Wheelchair users, the sight-impaired and people needing aids to get about find most places extremely difficult to access in Malta. As one of the Breaking Limits activists featured in this very telling film said: “It’s not easy to access Valletta when you can’t even get there in the first place”. Hopping on a bus, for example, requires pre-planning to the nth degree if you’re a wheelchair user. But who’d have thought that something as routine as getting cash out of an ATM would need as much determination! It may do if you’re in a wheelchair.
The film was shot last Saturday and editing was finished just the day before the V.18 event. It follows the group trying to access fairly bog standard areas of our capital – with difficulty. We can hardly talk of a Valletta as a European Capital of Culture, if we don’t have culture accessible to all. Most of the group in this film was unable to get into St James Cavalier Centre for Creativity. for example, thanks to the ongoing building works. The film is food for thought, but it shouldn’t, and can’t be left to be that alone.

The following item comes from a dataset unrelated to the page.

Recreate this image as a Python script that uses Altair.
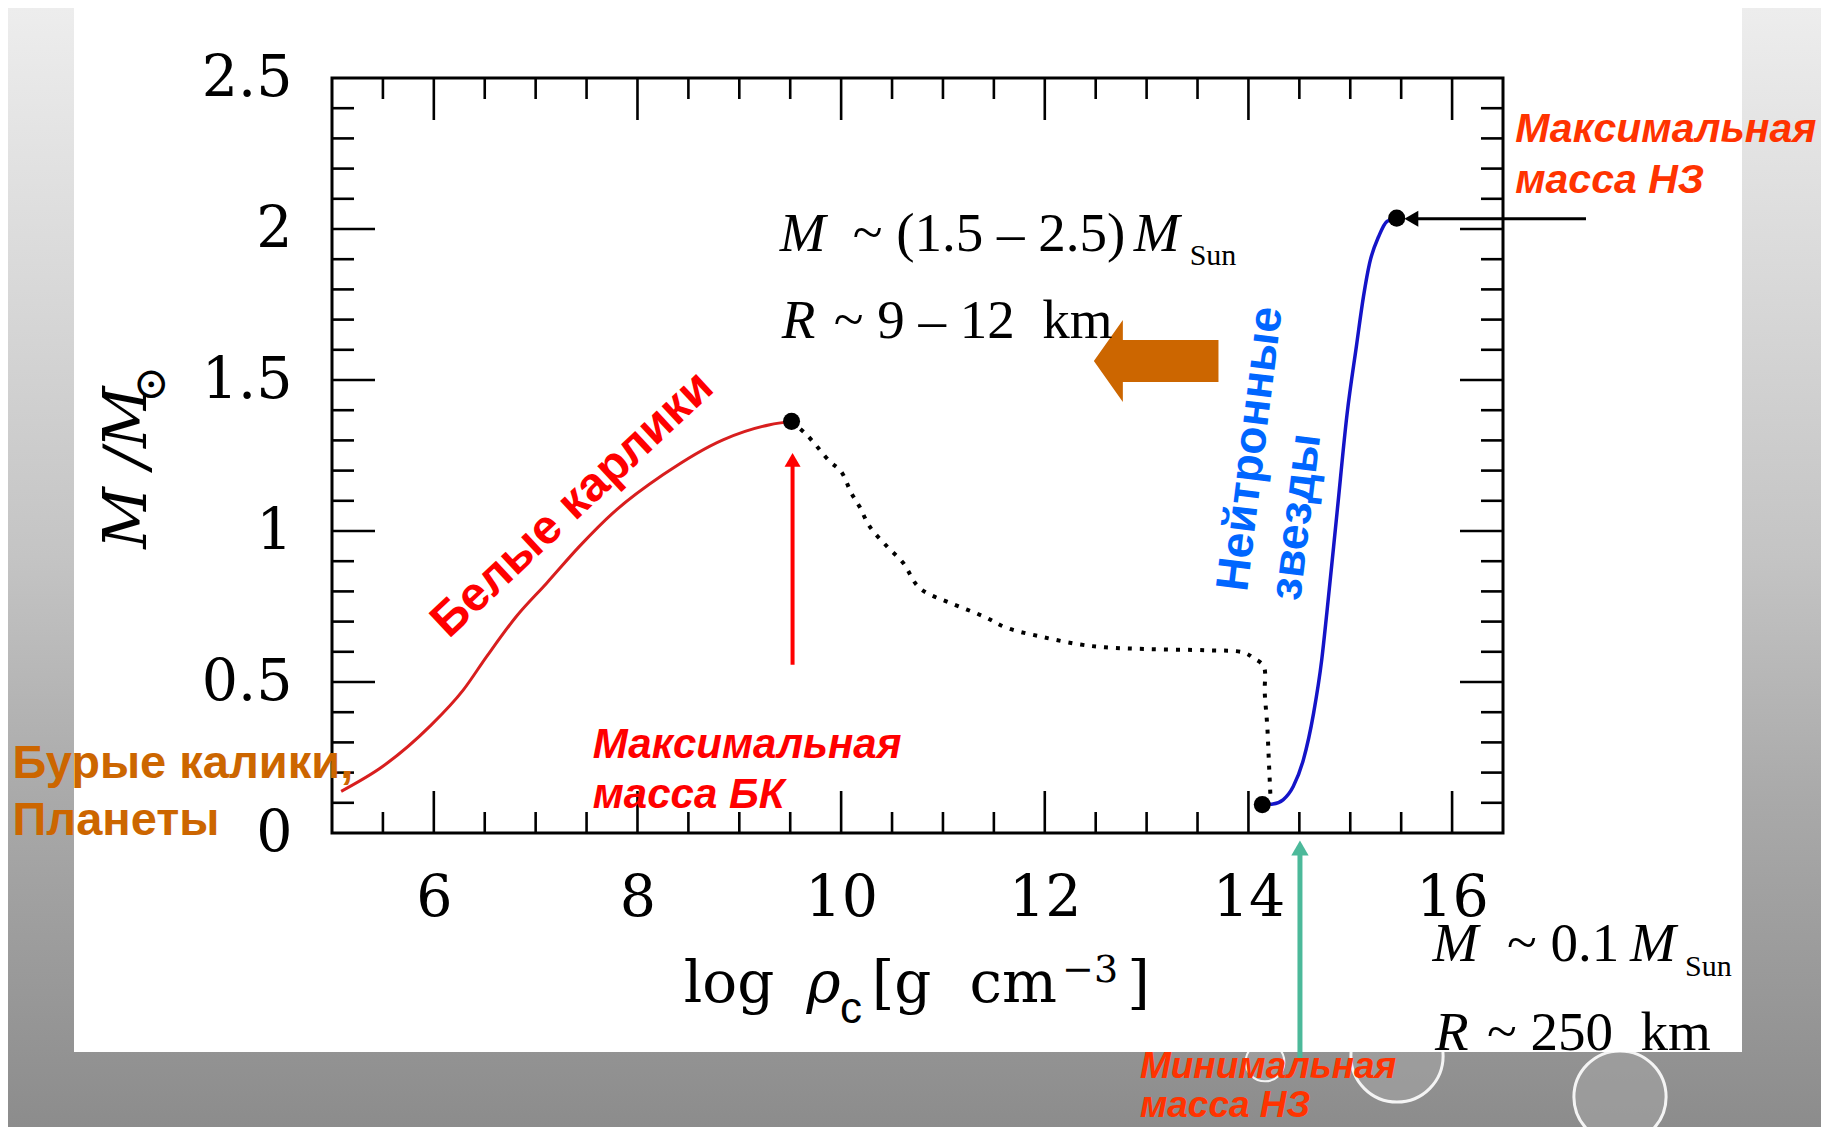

Groups such as Breaking Limits are often sounded out by the powers that be, but, as this group knows from experience, there is far less walk than talk in addressing issues of accessibility in Malta. In fact, there should be far less talk of disability issues and far more talk of accessibility. Semantic shifts are all well and good, but few of us really understand the issues of accessibility in practice. Spend just a day with a someone with a disabled person going about their life in Malta, and please watch this film; it has personal relevance to us as we have disabled family members and relatives hands-on working actively in the field of disability issues. The next years to V.18 will hopefully see greater action on accessibility.
Elizabeth Ayling says
Agree totally dg with your comment. It was done with amazing spirit and good will and readiness to get stuck in. I hope as Rhoda said at the end of the film, it ensures action follows through.
An excellent video and I commend all who were a part of this.